La luce, le nuvole e le ombre sull’acqua, gli uccelli sopra la testa, i loro versi e i riflessi rasenti alla superficie, il ragazzo, le canne, la spiaggia, la verità, l’errore – tutto ciò esiste qua, nel battito plurialare e nel mormorio del momento.

Cala Gadir è sopratutto Pantelleria, perché non esisterebbe Cala Gadir senza Pantelleria: un nome che racchiude in quel “panta” l’intero catalogo di ogni cosa vivente. Sembra che a Pantelleria, come accade con le isole principesche, la Natura abbia chiamato a raccolta tutti i suoi travestimenti, o quasi: il caldo secco, l’ombra vegetale, il deserto nero, la lussuosa vita dei fiori, quella produttiva delle vigne che raggiungono l’orlo del mare e restituiscono all’uomo la cupa allegria del Passito. Pantelleria è un forno naturale nel cuore dell’Inverno. Pantelleria è un porto semplice nel cuore dell’Europa. Pantelleria è un progetto di atterraggio per aerei militari e altre diavolerie. Pantelleria è un coro di capperi e alberi. Pantelleria è la frase: Cala Gadir è una parola. Pantelleria è salda: Cala Gadir vola.

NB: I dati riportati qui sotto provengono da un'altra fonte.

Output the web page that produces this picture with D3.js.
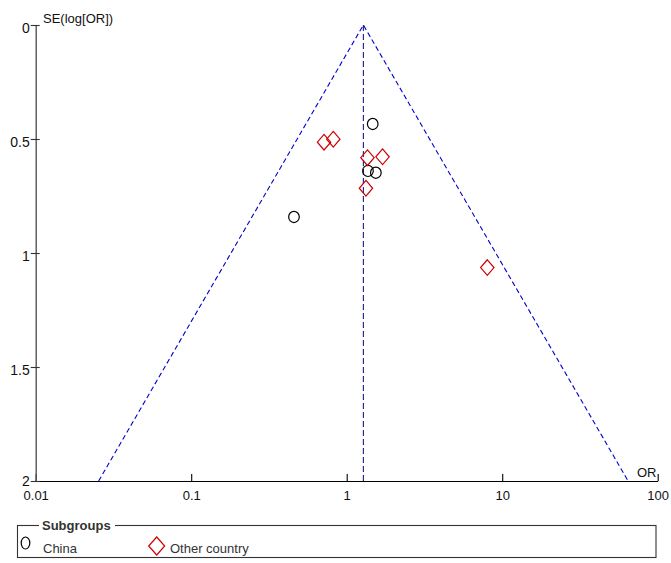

Vola verso un non-luogo. Si muove senza muoversi nella non-esistenza di momenti reali dove mi trovo io, immobile, come la puntina di un grammofono, e noto le deviazioni che diventano lo svolgersi della discussione sulla luce-pensiero nella mia mente. Diventa memoria – utilità – bandiera, un pensiero nuvoloso. 

Ecco. La sola cosa che non posso accettare, qui, nella perfezione del Mediterraneo, è l’idea di un pensiero nuvoloso. Non piove nella fantasia di Pantelleria. Non piove nella fantasia di Cala Gadir. 

Ci sono ombre, com’è ovvio: ma sono dure, potenti, affilate, diamanti non più grezzi di luce estiva. Niente è grigio. Questo Paradiso è un’onda di colori caldi ospitati dal re elegantissimo del bianco e nero. Cala Gadir è una partita a scacchi tra l’allegria del cosmo e la sua bellissima brutalità.